# The request
Quote the data exactly, first line to the line containing "const spotWidthMz = [6,9,8,5.5,1.2,8,8.5,7,9.5,8,10,6,6,9,7,7];", with no pictures.

# Supplied data
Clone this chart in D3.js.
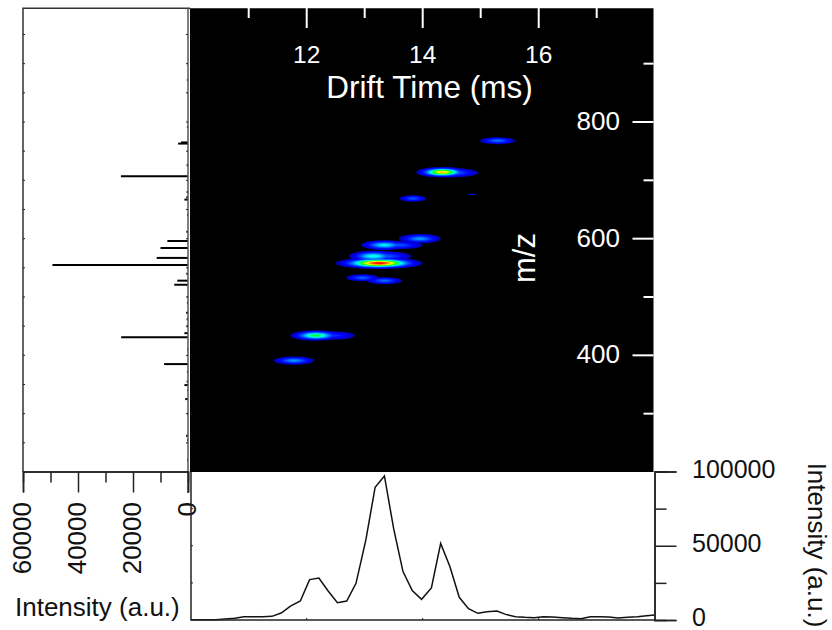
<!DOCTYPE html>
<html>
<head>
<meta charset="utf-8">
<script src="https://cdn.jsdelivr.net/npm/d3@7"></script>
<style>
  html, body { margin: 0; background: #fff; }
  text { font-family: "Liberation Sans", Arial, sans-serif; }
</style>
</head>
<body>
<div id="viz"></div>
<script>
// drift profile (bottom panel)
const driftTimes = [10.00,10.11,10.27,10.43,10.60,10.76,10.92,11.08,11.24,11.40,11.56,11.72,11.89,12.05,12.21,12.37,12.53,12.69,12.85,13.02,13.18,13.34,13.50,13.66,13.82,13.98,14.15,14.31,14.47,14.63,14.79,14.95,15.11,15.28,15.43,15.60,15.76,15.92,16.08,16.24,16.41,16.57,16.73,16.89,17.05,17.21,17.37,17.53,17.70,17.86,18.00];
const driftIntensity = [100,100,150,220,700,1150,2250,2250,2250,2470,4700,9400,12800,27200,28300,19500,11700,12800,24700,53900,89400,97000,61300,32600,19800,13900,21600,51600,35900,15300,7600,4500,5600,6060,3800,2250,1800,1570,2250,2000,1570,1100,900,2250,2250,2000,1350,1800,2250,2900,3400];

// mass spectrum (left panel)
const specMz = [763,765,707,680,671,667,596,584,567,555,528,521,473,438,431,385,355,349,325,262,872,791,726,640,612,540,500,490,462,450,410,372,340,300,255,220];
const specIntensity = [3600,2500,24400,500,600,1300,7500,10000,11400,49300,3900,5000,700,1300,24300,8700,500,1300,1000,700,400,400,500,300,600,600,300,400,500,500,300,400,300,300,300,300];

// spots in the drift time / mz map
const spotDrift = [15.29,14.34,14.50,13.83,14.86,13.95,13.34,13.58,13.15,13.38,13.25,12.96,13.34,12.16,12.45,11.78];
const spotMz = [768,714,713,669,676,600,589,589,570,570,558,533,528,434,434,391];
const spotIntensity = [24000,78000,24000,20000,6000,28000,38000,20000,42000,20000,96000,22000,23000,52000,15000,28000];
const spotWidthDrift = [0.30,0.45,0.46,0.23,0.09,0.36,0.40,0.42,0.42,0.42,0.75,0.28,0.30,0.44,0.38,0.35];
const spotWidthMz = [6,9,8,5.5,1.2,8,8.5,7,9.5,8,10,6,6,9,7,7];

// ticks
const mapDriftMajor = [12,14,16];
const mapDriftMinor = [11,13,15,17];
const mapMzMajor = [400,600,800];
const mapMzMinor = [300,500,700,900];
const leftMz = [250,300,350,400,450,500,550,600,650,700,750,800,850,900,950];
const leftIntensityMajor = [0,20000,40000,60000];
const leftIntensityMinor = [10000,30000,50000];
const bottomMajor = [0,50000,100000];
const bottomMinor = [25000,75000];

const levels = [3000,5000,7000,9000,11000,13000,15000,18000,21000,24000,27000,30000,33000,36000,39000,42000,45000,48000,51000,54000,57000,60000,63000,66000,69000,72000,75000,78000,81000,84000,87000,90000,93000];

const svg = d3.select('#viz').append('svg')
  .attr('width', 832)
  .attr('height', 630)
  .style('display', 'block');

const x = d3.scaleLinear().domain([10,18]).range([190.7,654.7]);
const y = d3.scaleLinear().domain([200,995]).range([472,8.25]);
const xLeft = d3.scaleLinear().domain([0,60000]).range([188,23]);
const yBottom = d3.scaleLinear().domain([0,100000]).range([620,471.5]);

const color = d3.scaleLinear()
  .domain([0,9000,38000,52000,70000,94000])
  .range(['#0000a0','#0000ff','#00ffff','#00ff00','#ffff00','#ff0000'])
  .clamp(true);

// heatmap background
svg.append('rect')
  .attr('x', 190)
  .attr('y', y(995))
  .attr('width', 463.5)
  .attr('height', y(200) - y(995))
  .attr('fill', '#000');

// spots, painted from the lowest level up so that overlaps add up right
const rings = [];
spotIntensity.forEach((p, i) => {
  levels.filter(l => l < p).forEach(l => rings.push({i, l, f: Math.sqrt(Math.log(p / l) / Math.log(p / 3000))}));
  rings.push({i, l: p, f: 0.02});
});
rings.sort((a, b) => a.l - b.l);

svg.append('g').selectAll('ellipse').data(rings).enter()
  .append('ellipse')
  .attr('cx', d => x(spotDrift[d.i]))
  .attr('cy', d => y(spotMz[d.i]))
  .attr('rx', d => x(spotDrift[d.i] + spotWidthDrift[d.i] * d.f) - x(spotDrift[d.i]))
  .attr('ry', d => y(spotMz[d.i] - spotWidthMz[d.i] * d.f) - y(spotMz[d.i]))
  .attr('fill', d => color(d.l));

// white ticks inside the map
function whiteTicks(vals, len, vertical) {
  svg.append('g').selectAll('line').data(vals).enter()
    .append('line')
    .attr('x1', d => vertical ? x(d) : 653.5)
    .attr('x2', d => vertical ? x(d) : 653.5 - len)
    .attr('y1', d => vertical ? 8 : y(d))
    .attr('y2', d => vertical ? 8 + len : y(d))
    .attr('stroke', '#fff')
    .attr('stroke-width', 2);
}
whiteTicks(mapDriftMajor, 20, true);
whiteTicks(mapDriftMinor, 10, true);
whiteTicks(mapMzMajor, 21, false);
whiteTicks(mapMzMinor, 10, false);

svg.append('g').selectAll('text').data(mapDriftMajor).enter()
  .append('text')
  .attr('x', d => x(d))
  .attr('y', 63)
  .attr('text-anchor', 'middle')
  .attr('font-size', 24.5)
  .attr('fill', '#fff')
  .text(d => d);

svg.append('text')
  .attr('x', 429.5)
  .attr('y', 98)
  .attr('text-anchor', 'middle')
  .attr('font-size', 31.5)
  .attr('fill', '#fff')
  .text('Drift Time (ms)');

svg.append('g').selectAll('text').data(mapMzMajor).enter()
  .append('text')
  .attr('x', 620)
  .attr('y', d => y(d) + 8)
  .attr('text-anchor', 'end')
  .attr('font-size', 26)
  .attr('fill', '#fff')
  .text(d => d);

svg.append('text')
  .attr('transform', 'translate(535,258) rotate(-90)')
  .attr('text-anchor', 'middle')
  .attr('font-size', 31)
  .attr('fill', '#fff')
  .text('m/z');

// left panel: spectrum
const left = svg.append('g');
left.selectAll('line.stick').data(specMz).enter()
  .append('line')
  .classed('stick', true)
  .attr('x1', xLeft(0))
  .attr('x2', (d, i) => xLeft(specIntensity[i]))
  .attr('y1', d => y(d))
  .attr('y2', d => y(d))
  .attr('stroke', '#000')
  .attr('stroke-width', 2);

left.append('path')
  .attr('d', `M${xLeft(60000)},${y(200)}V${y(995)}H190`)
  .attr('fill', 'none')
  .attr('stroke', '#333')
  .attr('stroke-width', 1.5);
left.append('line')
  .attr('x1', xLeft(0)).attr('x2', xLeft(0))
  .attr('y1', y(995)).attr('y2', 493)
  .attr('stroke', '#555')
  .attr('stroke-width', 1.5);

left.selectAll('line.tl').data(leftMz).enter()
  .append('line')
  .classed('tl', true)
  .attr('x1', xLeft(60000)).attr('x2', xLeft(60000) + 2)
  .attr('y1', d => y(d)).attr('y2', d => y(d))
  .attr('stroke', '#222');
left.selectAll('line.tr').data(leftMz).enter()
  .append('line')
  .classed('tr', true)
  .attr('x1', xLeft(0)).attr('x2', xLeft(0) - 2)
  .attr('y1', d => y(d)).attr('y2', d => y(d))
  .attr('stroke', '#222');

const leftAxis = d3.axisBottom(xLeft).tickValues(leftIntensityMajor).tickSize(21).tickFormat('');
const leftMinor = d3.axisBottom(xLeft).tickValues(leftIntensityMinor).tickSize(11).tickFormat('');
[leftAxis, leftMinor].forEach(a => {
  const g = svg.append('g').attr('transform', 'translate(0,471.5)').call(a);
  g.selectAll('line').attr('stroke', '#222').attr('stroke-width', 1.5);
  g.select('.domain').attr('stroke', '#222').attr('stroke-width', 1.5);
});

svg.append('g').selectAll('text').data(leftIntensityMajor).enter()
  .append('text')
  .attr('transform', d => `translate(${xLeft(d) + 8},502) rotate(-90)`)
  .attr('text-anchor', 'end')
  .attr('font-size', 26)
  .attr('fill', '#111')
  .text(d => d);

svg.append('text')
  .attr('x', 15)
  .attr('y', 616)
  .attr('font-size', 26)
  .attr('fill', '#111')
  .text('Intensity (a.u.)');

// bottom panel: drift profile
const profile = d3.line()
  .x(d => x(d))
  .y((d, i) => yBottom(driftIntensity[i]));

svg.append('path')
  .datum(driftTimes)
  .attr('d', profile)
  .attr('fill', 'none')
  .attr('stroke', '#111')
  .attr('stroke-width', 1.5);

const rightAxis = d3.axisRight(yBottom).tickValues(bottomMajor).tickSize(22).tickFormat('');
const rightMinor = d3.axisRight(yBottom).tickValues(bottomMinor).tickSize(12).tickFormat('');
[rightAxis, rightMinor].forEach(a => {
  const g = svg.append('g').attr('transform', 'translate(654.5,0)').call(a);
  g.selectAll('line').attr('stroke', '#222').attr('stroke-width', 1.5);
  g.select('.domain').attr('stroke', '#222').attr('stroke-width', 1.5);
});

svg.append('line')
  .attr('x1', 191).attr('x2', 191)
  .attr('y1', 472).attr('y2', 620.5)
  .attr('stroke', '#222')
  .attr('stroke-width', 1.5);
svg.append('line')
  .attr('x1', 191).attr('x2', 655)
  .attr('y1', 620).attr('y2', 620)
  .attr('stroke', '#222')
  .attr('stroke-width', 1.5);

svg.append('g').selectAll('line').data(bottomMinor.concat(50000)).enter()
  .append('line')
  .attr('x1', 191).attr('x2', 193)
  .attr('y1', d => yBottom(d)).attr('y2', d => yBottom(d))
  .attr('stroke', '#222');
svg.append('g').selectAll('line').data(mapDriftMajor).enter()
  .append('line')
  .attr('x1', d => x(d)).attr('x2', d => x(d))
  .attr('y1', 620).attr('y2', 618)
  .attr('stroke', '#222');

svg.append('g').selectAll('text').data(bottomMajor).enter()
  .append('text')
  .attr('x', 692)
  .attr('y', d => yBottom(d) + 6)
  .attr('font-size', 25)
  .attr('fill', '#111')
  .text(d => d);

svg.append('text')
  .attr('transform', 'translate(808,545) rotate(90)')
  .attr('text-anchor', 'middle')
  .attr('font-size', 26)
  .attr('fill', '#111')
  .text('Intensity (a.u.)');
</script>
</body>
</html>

# Completed task
Clone this chart in D3.js.
<!DOCTYPE html>
<html>
<head>
<meta charset="utf-8">
<script src="https://cdn.jsdelivr.net/npm/d3@7"></script>
<style>
  html, body { margin: 0; background: #fff; }
  text { font-family: "Liberation Sans", Arial, sans-serif; }
</style>
</head>
<body>
<div id="viz"></div>
<script>
// drift profile (bottom panel)
const driftTimes = [10.00,10.11,10.27,10.43,10.60,10.76,10.92,11.08,11.24,11.40,11.56,11.72,11.89,12.05,12.21,12.37,12.53,12.69,12.85,13.02,13.18,13.34,13.50,13.66,13.82,13.98,14.15,14.31,14.47,14.63,14.79,14.95,15.11,15.28,15.43,15.60,15.76,15.92,16.08,16.24,16.41,16.57,16.73,16.89,17.05,17.21,17.37,17.53,17.70,17.86,18.00];
const driftIntensity = [100,100,150,220,700,1150,2250,2250,2250,2470,4700,9400,12800,27200,28300,19500,11700,12800,24700,53900,89400,97000,61300,32600,19800,13900,21600,51600,35900,15300,7600,4500,5600,6060,3800,2250,1800,1570,2250,2000,1570,1100,900,2250,2250,2000,1350,1800,2250,2900,3400];

// mass spectrum (left panel)
const specMz = [763,765,707,680,671,667,596,584,567,555,528,521,473,438,431,385,355,349,325,262,872,791,726,640,612,540,500,490,462,450,410,372,340,300,255,220];
const specIntensity = [3600,2500,24400,500,600,1300,7500,10000,11400,49300,3900,5000,700,1300,24300,8700,500,1300,1000,700,400,400,500,300,600,600,300,400,500,500,300,400,300,300,300,300];

// spots in the drift time / mz map
const spotDrift = [15.29,14.34,14.50,13.83,14.86,13.95,13.34,13.58,13.15,13.38,13.25,12.96,13.34,12.16,12.45,11.78];
const spotMz = [768,714,713,669,676,600,589,589,570,570,558,533,528,434,434,391];
const spotIntensity = [24000,78000,24000,20000,6000,28000,38000,20000,42000,20000,96000,22000,23000,52000,15000,28000];
const spotWidthDrift = [0.30,0.45,0.46,0.23,0.09,0.36,0.40,0.42,0.42,0.42,0.75,0.28,0.30,0.44,0.38,0.35];
const spotWidthMz = [6,9,8,5.5,1.2,8,8.5,7,9.5,8,10,6,6,9,7,7];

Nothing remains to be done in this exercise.